No nothing. Also, forgot to mention another test, went to hibernate while the sound playing through laptop's speakers, plugged in headphones while the machine is off, started the machine. Sound was coming through the headphones after the boot. I'm on a t450s.
I think that's a vendor implementation. I used a Lenovo for a long time, worked perfectly without a pop-up. Just got a Dell XPS 15, it pops up a prompt when I plug stuff in (but it also allows me to set a default behavior, so.... ‍️
No, never experienced them on my machine while switching between headphones and external speakers. Maybe you have some misconfigured driver?
I'm consistently baffled by MS. It employs some incredibly smart people, but reliably generates consumer products that are bywords for uninspired user hostility.
This is exactly how my Windows laptop behaves as well. I never care about it, and when I want to override it, I just do it in three clicks.
I use Windows and that's how it worked since I can remember. There must be some issue with your OS installation, driver or laptop.
I believe that's how it work on Linux too!
Same thing happens on Windows.
Usually, it's up to the audio chipset driver manufacturers to provide the headphone switching logic. Windows itself has a more passive view of sound devices. You can change the active device from the context menu of the speaker icon in the system tray, and some chipsets (e.g., Realtek) tend to do the headphone switching for you.
> When plugging headphones stops being a complicated and finicky process

Apple solved that problem by not even letting you plug in headphones!

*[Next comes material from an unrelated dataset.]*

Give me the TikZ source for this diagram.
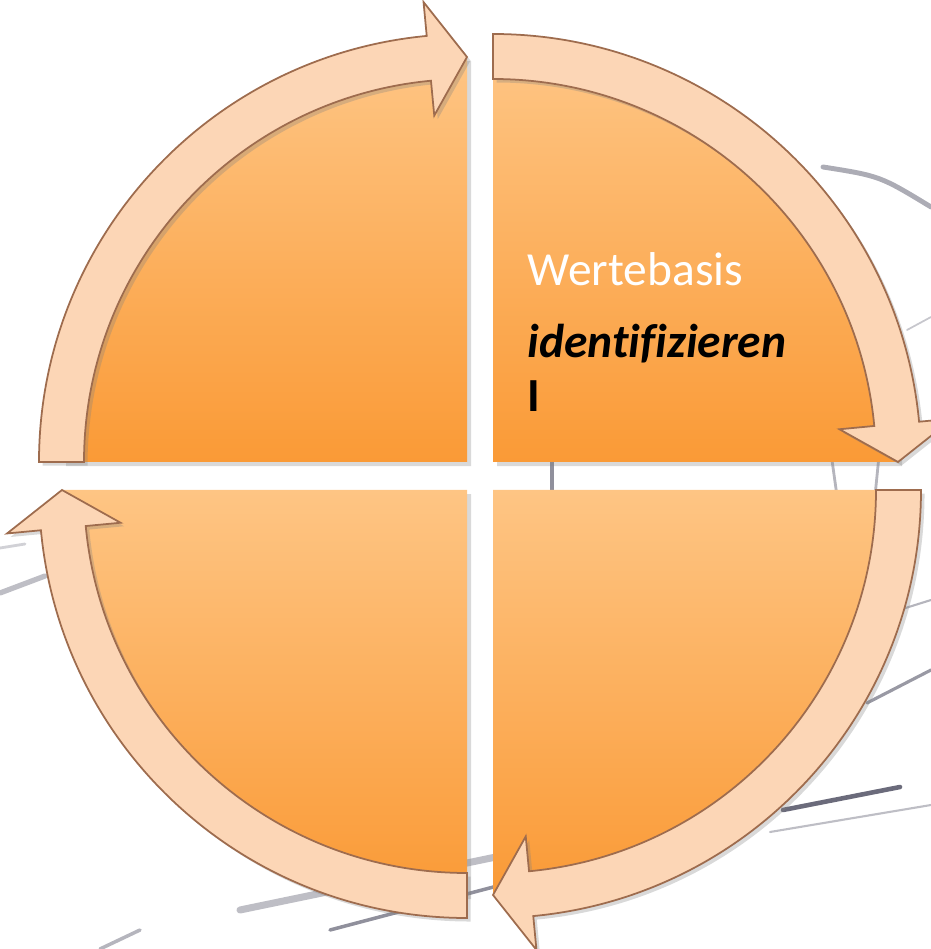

My notebook had some issues re plugging in headphones and Bluetooth because of some bad Realtek drivers. Uninstalling that and using Microsoft's own drivers solved the problem.

3rd party software on Windows machines is an ongoing problem.

I can't speak for the server stuff, but objectively speaking gamers should be using Windows 10. Even just ignoring DirectX, it has the highest compatibility with the most popular games and most up to date drivers.

I use Debian for work but the gaming rig is straight Windows. Shame SteamOS never took of, I was into it (got the steam wifi dongly doo on the TV in the living room with four steam controllers lol)

I have a Windows 10 license literally only for gaming and they still manage to make that a horrible experience, between first party xbone controllers regularly disconnecting, forced updates happening in the middle of a game (because the clock can’t remmeber my time zone reliably), and random issues like broken Ethernet drivers (on my skylake-era motherboard) after an update, or ads for some office 365 ripping me out of a full screen game. Every time it happens I just think how much I paid for this experience.

If steam on Linux supported 1/10rd of triple A titles instead of 1/100th I would switch and never look back.

You can't tell me that you windows drives you nuts, and keeps tweaking and tweaking making it worse. Still it is (your opinion) better as linux GUIs or Apple's one.

This is Emacs vs vi/vim vs GUI editors (Scintilla-based, Sublime, Electron-based, whatever).

You can feel that Emacs is the best thing ever, but still hate Ctrl-Alt-Shift-Meta combinations. You can love vi and still sometimes get annoyed about switching modes.

Seems to me that part of what he's feeling is that MacOS has become the unwanted outsider, and frankly most people have better things to do / aren't OCD enough to want to spend a bunch of time trying different windowing systems.

> you mention playing games, watch movies, and browse the web?! All three are possible on all mentioned systems

How is Far Cry 5 on Linux? How about MacOS?

That has more to do with ubiquity than quality.
> You can't tell me that you windows drives you nuts, and keeps tweaking and tweaking making it worse. Still it is (your opinion) better as linux GUIs or Apple's one.

Sure they can tell you that. X can be a disaster and a pain to use, and still be better than Y, if Y is a worse disaster.